A Honolulu City Council committee has deferred a resolution that would allow the city to acquire eight private Kakaako streets where traffic has been obstructed by parking slots that a company has rented out.
The Executive Matters and Legal Affairs Committee expects to take up the issue again at its October meeting, citing the need to evaluate legal issues. A lawsuit has been filed seeking to establish ownership of the roads.
Resolution 16-213 stems from Councilwoman Carol Fukunaga’s working group that was tasked with making suggestions on what the city should do about the roads.
With Council approval the city can, by eminent domain, take possession of Curtis, Dreier, Cummins and Ilaniwai streets and portions of Kamakee, Waimanu, Kawaiahao and Queen streets.
Even if the City Council were to adopt the resolution, it would still take years to condemn the roads, said Robert Kroning, director of the city Department of Design and Construction.
“Because of the situation of these roads, what they are really, are vacant areas between properties,” Kroning said. “It would take a little over two and a half years just to get to the condemnation process to where we have control over it. So that entails searches, surveys, the offer, the appraisals, all of that work would have to be done before we begin the condemnation process.”
That’s a long time for area residents and businesses to wait, and they are eager for the city to find a solution.
Judith Atiyeh, who has lived at the Pacifica Honolulu condominiums on Kapiolani Boulevard since 2011, said cars parked in Kakaako Land Company stalls have obstructed Waimanu Street, limiting it to one lane or completely blocking it. People are forced to walk in the middle of the street because sidewalks are blocked by cars, she said.
“We need help as quickly as possible,” Atiyeh said at the meeting. “Two and a half years is too long a time to wait.”
Kathy Dean, a resident of the Imperial Plaza on Kapiolani Boulevard, said the roads have been in poor shape for about a year, citing numerous large potholes along Kawaiahao Street.
A lawsuit was filed by several small businesses challenging the legitimacy of Kakaako Land Company’s ownership of the streets. Hearing dates are set for later this year.
The eight roads were dedicated to the Territory of Hawaii by their original owner, Charles Desky, in 1903. Because the territory accepted these roads in a joint resolution, Kakaako Land is not the owner, attorney Michael Carroll told Civil Beat.

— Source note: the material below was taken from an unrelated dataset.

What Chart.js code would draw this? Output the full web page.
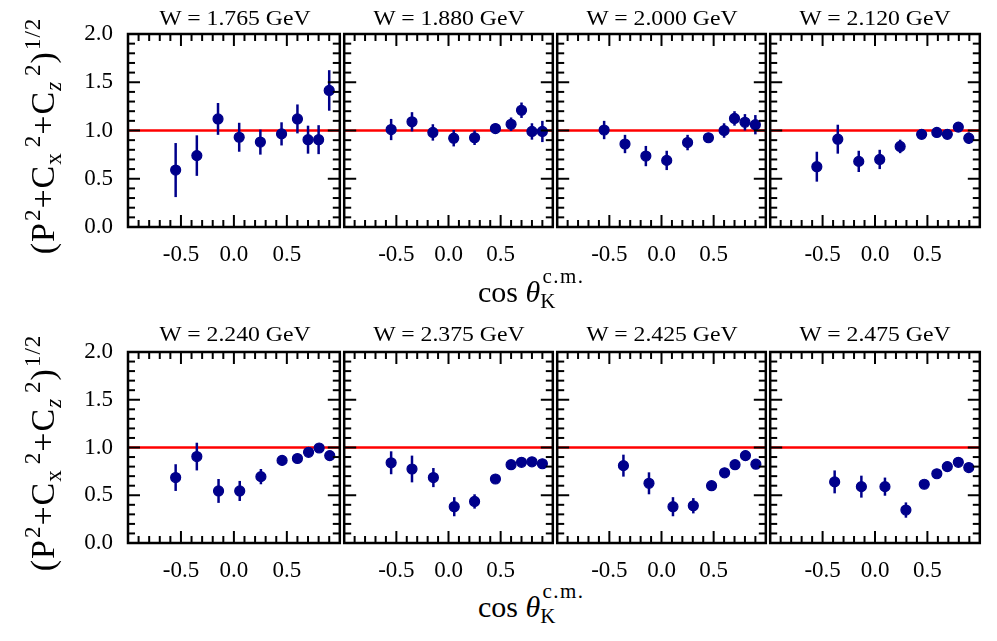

However, a deed from 1903 has not been located, state Rep. Scott Saiki told Civil Beat. Earlier this year, his House Bill 2604 became law, clarifying that the Territorial Legislature accepting a private owner’s dedication of land in Kakaako is sufficient enough to establish that the state owns the streets.
Until 1985, the roads were used for public parking and access without interference. Then, brothers Calvert and Cedric Chun executed a quit-claim deed with Desky’s last living heir, giving them ownership of the streets at a price of $5,000.
Since 1986, they’ve operated under the name of Kakaako Land Company, and in recent years, began putting up “No Parking” and “Restricted Parking” signs and charging rent for parking stalls along their roads, according to a motion filed by Carroll.
He argues that because the company stayed quiet until around 2010, an existing state law that says roads should be considered surrendered if no ownership is exercised over five years also shows that the roads belong to the state.
“Somebody has to step up and pay for the land, whether it’s the city or the state, so that the streets can become public again,” said Keala Simoes, co-owner of Motor Werkes on the corner of Kawaiahao and Cummins streets. “Because I’m not talking about out in the country. Kakaako is major. And there’s traffic on all these streets.”